** What is required **
Starting with the first line of the data below, copy each line up to and including the one containing "Chart.register(...registerables);". Pictures stay out.

** Information provided **

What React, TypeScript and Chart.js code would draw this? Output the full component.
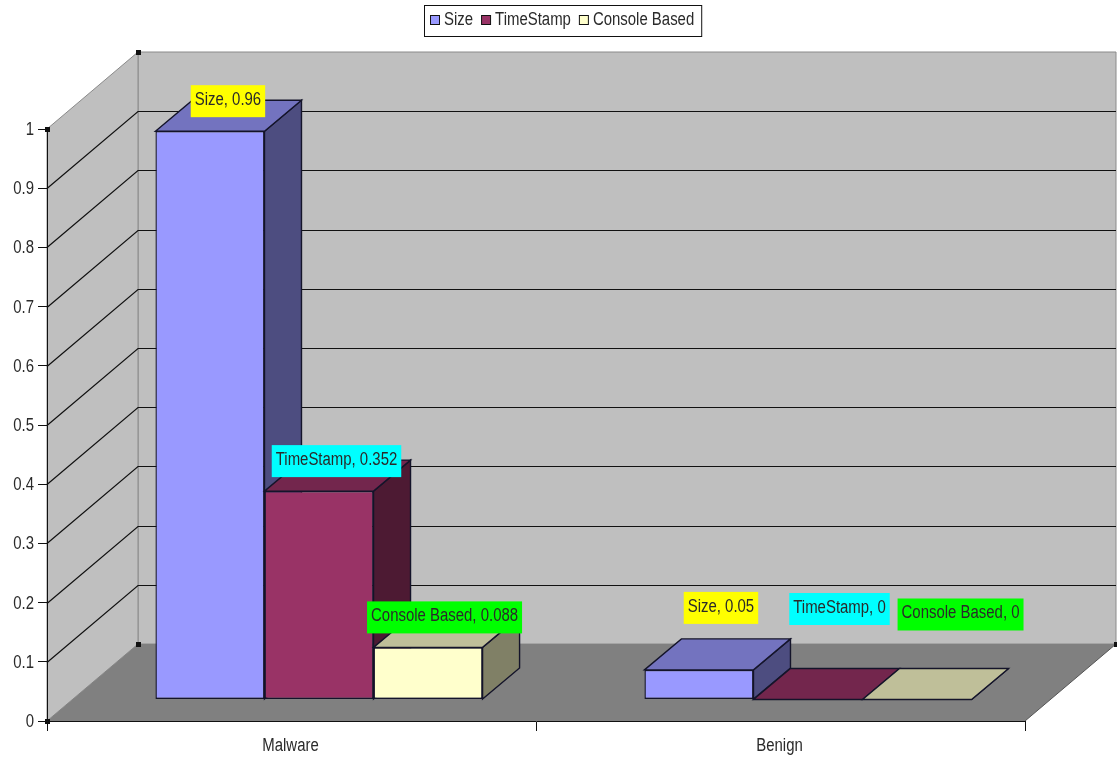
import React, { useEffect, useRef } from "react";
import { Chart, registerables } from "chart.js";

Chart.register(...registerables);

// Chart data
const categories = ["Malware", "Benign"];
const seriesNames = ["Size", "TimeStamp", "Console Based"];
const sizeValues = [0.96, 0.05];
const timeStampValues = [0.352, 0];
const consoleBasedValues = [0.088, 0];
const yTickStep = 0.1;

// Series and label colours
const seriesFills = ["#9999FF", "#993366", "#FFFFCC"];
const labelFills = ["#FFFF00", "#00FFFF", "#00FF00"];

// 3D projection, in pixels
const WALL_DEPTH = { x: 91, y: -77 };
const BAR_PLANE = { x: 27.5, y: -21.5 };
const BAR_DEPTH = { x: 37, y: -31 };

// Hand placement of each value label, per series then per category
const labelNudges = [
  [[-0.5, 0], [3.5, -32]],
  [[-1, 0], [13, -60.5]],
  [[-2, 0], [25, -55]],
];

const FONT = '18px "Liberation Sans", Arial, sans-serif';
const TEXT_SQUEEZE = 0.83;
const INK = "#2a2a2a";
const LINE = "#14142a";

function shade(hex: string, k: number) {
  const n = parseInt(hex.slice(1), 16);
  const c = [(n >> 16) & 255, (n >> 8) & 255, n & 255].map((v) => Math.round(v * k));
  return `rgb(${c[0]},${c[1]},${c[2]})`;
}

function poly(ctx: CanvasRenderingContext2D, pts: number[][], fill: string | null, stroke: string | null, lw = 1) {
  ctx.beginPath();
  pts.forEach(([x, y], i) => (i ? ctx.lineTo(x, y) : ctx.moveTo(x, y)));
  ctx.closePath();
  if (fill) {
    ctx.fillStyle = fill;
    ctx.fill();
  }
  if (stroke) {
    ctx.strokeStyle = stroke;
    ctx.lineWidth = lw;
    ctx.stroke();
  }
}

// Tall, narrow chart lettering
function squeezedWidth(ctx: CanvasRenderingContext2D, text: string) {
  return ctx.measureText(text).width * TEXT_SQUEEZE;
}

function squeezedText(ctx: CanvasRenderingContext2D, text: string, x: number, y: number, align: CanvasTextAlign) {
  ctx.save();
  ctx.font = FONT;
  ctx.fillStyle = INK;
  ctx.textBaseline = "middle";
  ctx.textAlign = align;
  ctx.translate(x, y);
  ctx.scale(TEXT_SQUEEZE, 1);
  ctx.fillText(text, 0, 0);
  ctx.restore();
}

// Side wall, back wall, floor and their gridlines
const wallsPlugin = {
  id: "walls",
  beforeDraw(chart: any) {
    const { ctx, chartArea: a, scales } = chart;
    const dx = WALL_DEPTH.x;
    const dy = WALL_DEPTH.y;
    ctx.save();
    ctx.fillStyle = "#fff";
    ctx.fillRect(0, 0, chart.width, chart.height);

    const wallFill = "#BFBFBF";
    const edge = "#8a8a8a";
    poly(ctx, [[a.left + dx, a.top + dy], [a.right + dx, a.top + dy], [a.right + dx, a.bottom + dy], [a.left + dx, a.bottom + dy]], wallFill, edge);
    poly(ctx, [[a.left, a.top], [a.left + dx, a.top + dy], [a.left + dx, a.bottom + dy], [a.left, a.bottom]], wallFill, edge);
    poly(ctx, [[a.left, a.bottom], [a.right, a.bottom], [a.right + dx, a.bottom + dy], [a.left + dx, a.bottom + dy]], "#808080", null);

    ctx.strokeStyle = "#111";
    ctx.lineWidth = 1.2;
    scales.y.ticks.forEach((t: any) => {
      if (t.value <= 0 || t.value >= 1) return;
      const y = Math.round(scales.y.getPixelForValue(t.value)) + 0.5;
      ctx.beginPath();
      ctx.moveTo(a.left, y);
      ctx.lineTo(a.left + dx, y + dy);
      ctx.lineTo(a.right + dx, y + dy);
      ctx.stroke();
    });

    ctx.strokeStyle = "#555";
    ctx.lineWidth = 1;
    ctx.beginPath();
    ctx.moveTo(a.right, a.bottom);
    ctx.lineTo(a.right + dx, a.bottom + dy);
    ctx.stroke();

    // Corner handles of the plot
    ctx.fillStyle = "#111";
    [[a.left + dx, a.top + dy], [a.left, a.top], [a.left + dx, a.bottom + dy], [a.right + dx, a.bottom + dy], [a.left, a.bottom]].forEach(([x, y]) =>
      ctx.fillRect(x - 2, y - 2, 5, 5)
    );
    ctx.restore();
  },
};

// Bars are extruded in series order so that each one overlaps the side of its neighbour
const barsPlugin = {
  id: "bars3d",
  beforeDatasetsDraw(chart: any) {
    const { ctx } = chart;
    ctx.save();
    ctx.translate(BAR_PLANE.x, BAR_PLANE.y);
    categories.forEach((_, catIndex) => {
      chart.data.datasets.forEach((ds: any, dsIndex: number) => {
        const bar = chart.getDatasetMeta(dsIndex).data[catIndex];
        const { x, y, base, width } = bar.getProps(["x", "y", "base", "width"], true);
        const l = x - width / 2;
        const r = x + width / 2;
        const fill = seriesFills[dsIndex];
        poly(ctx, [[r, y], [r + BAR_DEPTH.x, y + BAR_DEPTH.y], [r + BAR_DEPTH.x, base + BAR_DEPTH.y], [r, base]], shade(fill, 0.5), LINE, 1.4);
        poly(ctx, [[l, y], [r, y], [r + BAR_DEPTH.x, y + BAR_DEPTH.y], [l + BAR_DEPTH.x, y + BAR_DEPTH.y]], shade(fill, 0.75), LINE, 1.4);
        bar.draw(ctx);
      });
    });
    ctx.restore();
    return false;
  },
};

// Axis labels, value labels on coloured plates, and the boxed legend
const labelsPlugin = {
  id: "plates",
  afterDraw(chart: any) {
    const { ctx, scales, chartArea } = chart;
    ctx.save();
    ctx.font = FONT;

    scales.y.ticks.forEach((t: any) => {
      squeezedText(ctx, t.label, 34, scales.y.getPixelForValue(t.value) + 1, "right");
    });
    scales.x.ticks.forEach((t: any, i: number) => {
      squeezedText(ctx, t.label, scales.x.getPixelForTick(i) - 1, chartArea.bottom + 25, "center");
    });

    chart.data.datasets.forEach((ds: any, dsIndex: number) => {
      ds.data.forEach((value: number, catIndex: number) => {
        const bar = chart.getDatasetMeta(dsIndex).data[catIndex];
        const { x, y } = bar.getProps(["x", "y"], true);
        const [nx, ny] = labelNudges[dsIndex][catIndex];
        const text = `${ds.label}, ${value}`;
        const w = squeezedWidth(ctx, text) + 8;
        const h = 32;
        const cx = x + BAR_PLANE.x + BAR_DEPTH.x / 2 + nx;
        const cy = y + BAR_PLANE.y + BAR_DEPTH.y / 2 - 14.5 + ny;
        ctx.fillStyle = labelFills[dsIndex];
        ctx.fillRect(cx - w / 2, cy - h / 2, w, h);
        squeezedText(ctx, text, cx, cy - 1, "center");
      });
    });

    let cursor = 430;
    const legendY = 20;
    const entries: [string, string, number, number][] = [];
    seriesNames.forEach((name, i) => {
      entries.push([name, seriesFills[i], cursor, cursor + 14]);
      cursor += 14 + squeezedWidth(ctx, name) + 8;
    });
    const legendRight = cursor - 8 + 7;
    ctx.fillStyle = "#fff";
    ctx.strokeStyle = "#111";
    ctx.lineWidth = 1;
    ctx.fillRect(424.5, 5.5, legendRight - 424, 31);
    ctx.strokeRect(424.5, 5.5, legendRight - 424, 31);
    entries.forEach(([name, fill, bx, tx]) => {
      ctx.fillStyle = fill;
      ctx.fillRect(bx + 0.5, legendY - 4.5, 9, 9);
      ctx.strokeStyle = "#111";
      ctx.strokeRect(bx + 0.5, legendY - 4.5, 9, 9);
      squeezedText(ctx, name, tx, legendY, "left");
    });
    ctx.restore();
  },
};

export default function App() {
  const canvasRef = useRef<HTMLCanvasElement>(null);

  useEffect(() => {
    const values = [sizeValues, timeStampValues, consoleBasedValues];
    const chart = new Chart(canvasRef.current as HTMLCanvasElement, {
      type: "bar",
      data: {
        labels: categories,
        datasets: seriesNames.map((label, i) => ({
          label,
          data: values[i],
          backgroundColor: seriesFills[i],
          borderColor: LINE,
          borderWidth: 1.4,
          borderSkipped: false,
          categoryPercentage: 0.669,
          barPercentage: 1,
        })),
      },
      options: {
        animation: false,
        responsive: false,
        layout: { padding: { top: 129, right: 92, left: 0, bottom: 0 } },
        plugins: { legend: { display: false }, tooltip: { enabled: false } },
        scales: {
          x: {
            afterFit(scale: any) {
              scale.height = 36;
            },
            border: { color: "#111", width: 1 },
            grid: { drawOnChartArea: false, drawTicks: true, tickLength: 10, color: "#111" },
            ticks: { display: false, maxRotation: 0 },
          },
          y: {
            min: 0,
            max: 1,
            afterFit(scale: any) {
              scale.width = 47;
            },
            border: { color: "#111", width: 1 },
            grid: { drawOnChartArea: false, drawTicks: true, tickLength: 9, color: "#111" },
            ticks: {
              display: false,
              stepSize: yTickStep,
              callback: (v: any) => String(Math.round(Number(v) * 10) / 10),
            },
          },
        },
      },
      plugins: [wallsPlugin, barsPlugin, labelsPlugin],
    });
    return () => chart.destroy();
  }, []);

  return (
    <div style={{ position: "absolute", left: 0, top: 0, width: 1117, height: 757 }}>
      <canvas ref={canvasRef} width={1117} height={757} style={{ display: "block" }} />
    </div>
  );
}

** Answer **
What React, TypeScript and Chart.js code would draw this? Output the full component.
import React, { useEffect, useRef } from "react";
import { Chart, registerables } from "chart.js";

Chart.register(...registerables);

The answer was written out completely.